January, 7, 2020, Zurich--光ビームを素早くスイッチングすることは、多くの技術的アプリケーションで重要である。ETHの研究チームは、現在のモデルよりも大幅に小型で高速な光ビーム用の「電気-オプトメカニカル」スイッチを開発した。これは、自動運転車や光量子技術などのアプリケーションに関係するものである。
自動運転車は、近年ますます改善が進み、高信頼になってきているが、近い将来、道路で完全自律走行できるようになるまでには、解決すべき障害がある。特に、光の速さで周囲を評価し、人やモノを認識する必要性は、現状の技術では限界に直面している。ETH-Zurichの電磁場研究所、Jürg Leutholdをリーダーとするチームは、米国のNIST、スウェーデンのChalmers Universityの研究者とともに、新しい電子・光メカニカルスイッチを開発した。これにより、将来両方の問題がうまく解決できる可能性がある。
これを達成するために研究チームは、「プラズモニクス」として知られる魔法の成分を使った。この技術では、光波は、光波長よりもはるかに小さな構造に詰め込まれるが、光学法則では、それは不可能である。しかし、金属と誘電体の間の境界に沿って光を導波することで可能になる、誘電体は、電流を伝導しない空気またはガラスのような物体である。

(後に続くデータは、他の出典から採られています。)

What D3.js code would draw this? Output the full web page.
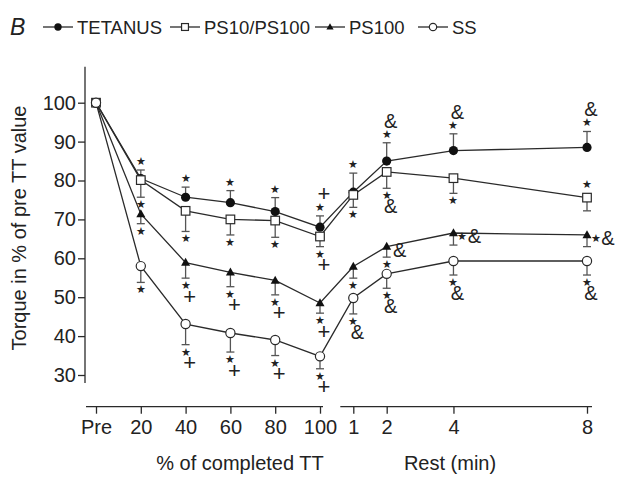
<!DOCTYPE html>
<html>
<head>
<meta charset="utf-8">
<script src="https://cdn.jsdelivr.net/npm/d3@7"></script>
<style>
  body { margin: 0; background: #fff; }
  svg { display: block; }
  text { font-family: "Liberation Sans", Arial, Helvetica, sans-serif; fill: #222; }
</style>
</head>
<body>
<svg id="chart" width="621" height="481"></svg>
<script>
// ---------------- data ----------------
const leftCats = ["Pre", "20", "40", "60", "80", "100"];
const leftVals = [0, 20, 40, 60, 80, 100];
const restCats = ["1", "2", "4", "8"];
const restVals = [1, 2, 4, 8];
const yTicks = [30, 40, 50, 60, 70, 80, 90, 100];

const seriesNames = ["TETANUS", "PS10/PS100", "PS100", "SS"];
const tetanus    = [100, 80.5, 75.7, 74.3, 72.0, 68.0, 77.0, 85.0, 87.7, 88.5];
const tetanusErr = [0, 2.2, 2.6, 3.1, 3.6, 2.9, 4.9, 4.7, 4.3, 4.1];
const ps10ps100    = [100, 80.1, 72.2, 70.0, 69.7, 65.6, 76.3, 82.2, 80.6, 75.6];
const ps10ps100Err = [0, 4.4, 5.3, 4.0, 4.3, 2.6, 3.2, 4.2, 3.9, 3.4];
const ps100    = [100, 71.4, 58.9, 56.4, 54.3, 48.5, 57.9, 63.0, 66.5, 66.0];
const ps100Err = [0, 2.5, 4.0, 3.7, 3.7, 2.6, 3.0, 2.7, 3.1, 3.0];
const ss    = [100, 58.0, 43.1, 40.8, 39.0, 34.8, 49.8, 56.0, 59.3, 59.3];
const ssErr = [0, 4.2, 5.3, 4.9, 4.0, 3.2, 4.1, 3.7, 3.6, 3.6];
const errDir = [1, -1, -1, -1]; // +1 = bar upward, -1 = bar downward

// significance marks: [series index, point index, side, symbols]
const marks = [
  [0,1,"up","*"],[0,2,"up","*"],[0,3,"up","*"],[0,4,"up","*"],[0,5,"up","*+"],
  [0,6,"up","*"],[0,7,"up","*&"],[0,8,"up","*&"],[0,9,"up","*&"],
  [1,1,"down","*"],[1,2,"down","*"],[1,3,"down","*"],[1,4,"down","*"],[1,5,"down","*+"],
  [1,6,"down","*"],[1,7,"down","*&"],[1,8,"down","*"],[1,9,"up","*"],
  [2,1,"down","*"],[2,2,"down","*+"],[2,3,"down","*+"],[2,4,"down","*+"],[2,5,"down","*+"],
  [2,6,"down","*"],[2,7,"down","*"],[2,7,"right","&"],[2,8,"right","*&"],[2,9,"right","*&"],
  [3,1,"down","*"],[3,2,"down","*+"],[3,3,"down","*+"],[3,4,"down","*+"],[3,5,"down","*+"],
  [3,6,"down","*&"],[3,7,"down","*&"],[3,8,"down","*&"],[3,9,"down","*&"]
];

// ---------------- chart ----------------
const svg = d3.select("#chart");
const ink = "#2a2a2a";
const barInk = "#555";

const xLeft = d3.scaleLinear().domain([0, 100]).range([96, 320]);
const xRest = d3.scaleLinear().domain([1, 8]).range([353.3, 587]);
const y = d3.scaleLinear().domain([30, 100]).range([375, 102.7]);

const xPos = i => i < leftVals.length ? xLeft(leftVals[i]) : xRest(restVals[i - leftVals.length]);

const values = [tetanus, ps10ps100, ps100, ss];
const errs = [tetanusErr, ps10ps100Err, ps100Err, ssErr];

// axes
const axisY = 406.7;
const yAx = svg.append("g").attr("transform", "translate(85,0)")
  .call(d3.axisLeft(y).tickValues(yTicks).tickSize(7).tickPadding(2));
yAx.select(".domain").remove();
svg.append("line").attr("x1", 85).attr("x2", 85)
  .attr("y1", y(100) - 36).attr("y2", y(30) + 8)
  .attr("stroke", ink).attr("stroke-width", 1.3);

const xAxL = svg.append("g").attr("transform", `translate(0,${axisY})`)
  .call(d3.axisBottom(xLeft).tickValues(leftVals).tickFormat((d, i) => leftCats[i]).tickSize(7).tickPadding(6));
const xAxR = svg.append("g").attr("transform", `translate(0,${axisY})`)
  .call(d3.axisBottom(xRest).tickValues(restVals).tickFormat((d, i) => restCats[i]).tickSize(7).tickPadding(6));
xAxL.select(".domain").remove();
xAxR.select(".domain").remove();
svg.append("line").attr("x1", xLeft(0) - 10).attr("x2", xLeft(100) + 3)
  .attr("y1", axisY).attr("y2", axisY).attr("stroke", ink).attr("stroke-width", 1.3);
svg.append("line").attr("x1", xRest(1) - 13).attr("x2", xRest(8) + 5)
  .attr("y1", axisY).attr("y2", axisY).attr("stroke", ink).attr("stroke-width", 1.3);

svg.selectAll(".tick line").attr("stroke", ink).attr("stroke-width", 1.3);
svg.selectAll(".tick text").attr("font-size", 20).attr("fill", "#222")
  .attr("font-family", '"Liberation Sans", Arial, sans-serif');

// axis titles
svg.append("text").attr("x", 240).attr("y", 470).attr("text-anchor", "middle")
  .attr("font-size", 20).text("% of completed TT");
svg.append("text").attr("x", 450).attr("y", 470).attr("text-anchor", "middle")
  .attr("font-size", 20).text("Rest (min)");
svg.append("text").attr("transform", "translate(26,228) rotate(-90)").attr("text-anchor", "middle")
  .attr("font-size", 20).text("Torque in % of pre TT value");

// lines
const line = d3.line().x((d, i) => xPos(i)).y(d => y(d));
values.forEach(v => {
  svg.append("path").attr("d", line(v)).attr("fill", "none")
    .attr("stroke", ink).attr("stroke-width", 1.3);
});

// error bars
values.forEach((v, s) => {
  v.forEach((d, i) => {
    const e = errs[s][i];
    if (!e) return;
    const x = xPos(i), y0 = y(d), y1 = y(d + errDir[s] * e);
    svg.append("line").attr("x1", x).attr("x2", x).attr("y1", y0).attr("y2", y1)
      .attr("stroke", barInk).attr("stroke-width", 1.3);
    svg.append("line").attr("x1", x - 4).attr("x2", x + 4).attr("y1", y1).attr("y2", y1)
      .attr("stroke", barInk).attr("stroke-width", 1.3);
  });
});

// markers
function marker(g, s, x, yy, scale) {
  const k = scale || 1;
  if (s === 0) {
    g.append("circle").attr("cx", x).attr("cy", yy).attr("r", 4.6 * k).attr("fill", "#111");
  } else if (s === 1) {
    g.append("rect").attr("x", x - 4.3 * k).attr("y", yy - 4.3 * k)
      .attr("width", 8.6 * k).attr("height", 8.6 * k)
      .attr("fill", "#fff").attr("stroke", ink).attr("stroke-width", 1.2);
  } else if (s === 2) {
    const h = 8 * k, w = 9 * k;
    g.append("path").attr("d", `M${x},${yy - h * 0.6}L${x + w / 2},${yy + h * 0.4}L${x - w / 2},${yy + h * 0.4}Z`)
      .attr("fill", "#111");
  } else {
    g.append("circle").attr("cx", x).attr("cy", yy).attr("r", 4.6 * k)
      .attr("fill", "#fff").attr("stroke", ink).attr("stroke-width", 1.2);
  }
}
const mg = svg.append("g");
values.forEach((v, s) => v.forEach((d, i) => marker(mg, s, xPos(i), y(d))));

// significance marks
function drawSym(ch, cx, cy) {
  if (ch === "*") {
    svg.append("text").attr("x", cx).attr("y", cy).attr("text-anchor", "middle")
      .attr("dominant-baseline", "central").attr("font-family", '"DejaVu Sans", sans-serif')
      .attr("font-size", 10.5).text("★");
  } else {
    svg.append("text").attr("x", cx).attr("y", cy).attr("text-anchor", "middle")
      .attr("dominant-baseline", "central").attr("font-size", ch === "+" ? 22 : 20).text(ch);
  }
}
marks.forEach(([s, i, side, syms]) => {
  const x = xPos(i);
  const v = values[s][i];
  const e = errs[s][i];
  const chars = Array.from(syms);
  if (side === "right") {
    const cy = y(v) + 3;
    let cx = x + 9;
    chars.forEach(ch => {
      if (ch === "*") { drawSym(ch, cx, cy); cx += 12; }
      else { drawSym(ch, cx + (chars.length === 1 ? 4 : 0), cy); cx += 12; }
    });
    return;
  }
  if (side === "up") {
    const top = errDir[s] > 0 ? y(v + e) : y(v) - 5;
    let cy = top - 9;
    chars.forEach(ch => { drawSym(ch, ch === "*" ? x : x + 4, cy); cy -= 13; });
  } else {
    const bot = errDir[s] < 0 ? y(v - e) : y(v) + 5;
    let cy = bot + 7;
    chars.forEach(ch => { drawSym(ch, ch === "*" ? x : x + 4, cy); cy += 11; });
  }
});

// legend
svg.append("text").attr("x", 10).attr("y", 35).attr("font-size", 23)
  .attr("font-style", "italic").text("B");
const legendX = [43, 170, 315, 418];
seriesNames.forEach((name, s) => {
  const lx = legendX[s], ly = 27;
  svg.append("line").attr("x1", lx).attr("x2", lx + 30).attr("y1", ly).attr("y2", ly)
    .attr("stroke", ink).attr("stroke-width", 1.3);
  marker(svg, s, lx + 15, ly, 0.8);
  svg.append("text").attr("x", lx + 34).attr("y", ly + 7).attr("font-size", 18.5).text(name);
});
</script>
</body>
</html>
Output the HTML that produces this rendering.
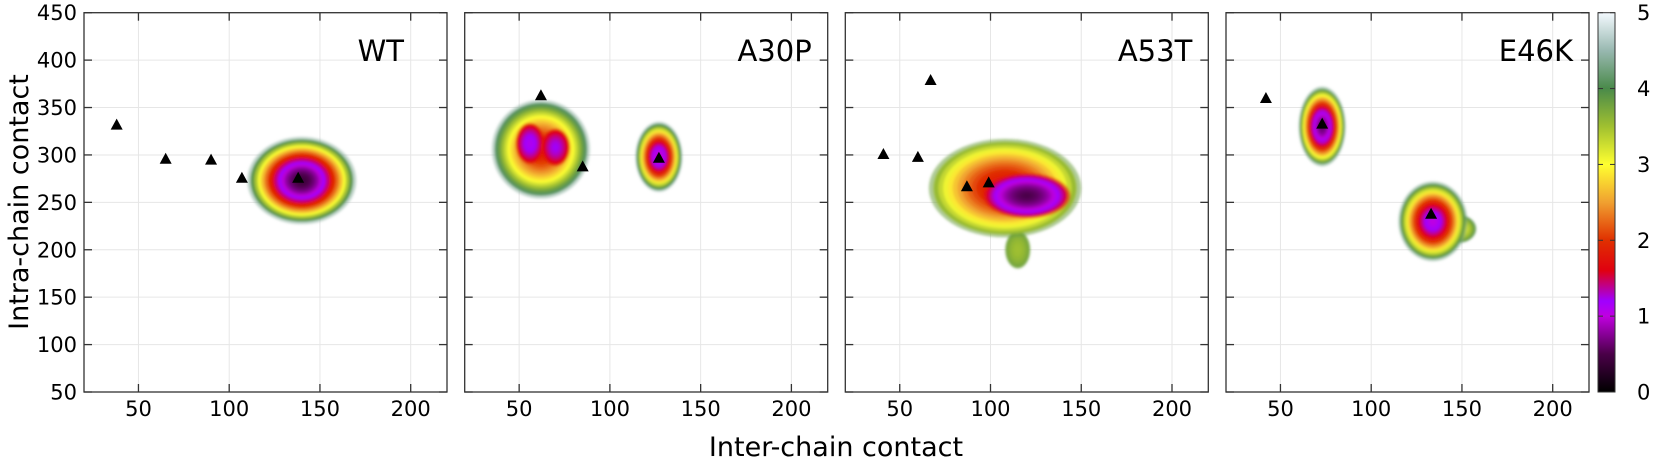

光の電磁波は、部分的に金属に浸透し、その内部の電子を振動させる、つまりプラズモンである。10年以上前に、著名な物理学者がすでに、プラズモンベースの光スイッチが、データ伝送やデータ処理で革命を起こすと予言していた。いずれもフォトンで、従来のエレクトロニクスよりも、遙かに高速にできる。
しかし、これまでのところ、実際の商用アプリケーションは失敗している。プラズモンデバイスに光を伝導する際の損失が大きいこと、スイッチングに高電圧が必要なためである。
プラズモニクスの力を活用
研究リーダー、論文の筆頭著者、Christian Haffnerは、「プラズモニクスの良い特性を活用し、悪い特性を最小化することで、われわれはこれらの問題を解決した」と話している。研究チームが開発した電子・光・メカニカルスイッチの中心的な特徴は、わずか40nm厚、数µm幅の金膜である。これは、アルミニウム酸化ディスクによってシリコン基板から分離された。
この構成で、金膜と基板との間のギャップサイズを機械力で制御できる。電圧を印加すると、膜がわずかに曲がり、その結果、ギャップが小さくなる。
すると、ギャップのサイズが、金膜で光波を通すか偏向させるかどうかを決める。これが、プラズモンが使われるところである。実際、ギャップのある程度の幅では特定波長のプラズモンだけが、金膜で励起される。光が別の波長であれば、それは膜に結合せず、シリコン導波路内部で直進するだけである。
小さな損失とスイッチング電圧
Haffnerの説明によると、「スイッチング膜の周囲で非常に短い距離をプラズモンが移動するので、現在の電子・光スイッチと比べると、損失は大幅に小さい。また、金膜は非常に小さく薄く作製しているので、小さな電圧で非常に高速にスイッチングできる」。
研究チームは、その新しいスイッチが、1V程度の電圧で1秒に数100万回ON/OFFできることをすでに実証した。これは、電気・光スイッチに使用されている大きくて電力を食うアンプを不要にする。将来、研究チームは、金とシリコンとの間のギャップをさらに小さくすることでスイッチを改善する計画である。これにより、光損失もスイッチング電圧も大幅に低減できる。
アプリケーションは自動車から量子技術
その新しいスイッチの潜在的アプリケーションは多い。例えば、自動運転車用のLiDARでは、光ビームの強度と伝搬方向が超高速に変えられると、高速でコンパクトなスイッチの恩恵を受ける。
さらに、自動車を操舵するパタン認識も、そのスイッチで加速される。その目的には、スイッチが人の脳を真似た光ニューラルネットワークで使える。そこでは、ネットワークがある対象物を、特に光の速度で認識することを「学習する」ウエイティングエレメントとして利用される。
通常、電流で動くそのような回路の光実装も、他の分野ではホットトピックである。光量子回路も量子技術実現のために研究が盛んである。今まで、光量子回路は、古典的な光スイッチがサポートしてきた。そのようなスイッチは一般に材料の屈折率変化に基づいている。加熱すると、それによって光ビームの曲がり角を変える。
しかし、これはスローなプロセスであり、最終的には、量子コンピュータのqubitsなど他の量子エレメントの低温に適合しない。実際に、全く過熱しない高速スイッチが、そのようなアプリケーションには必要である。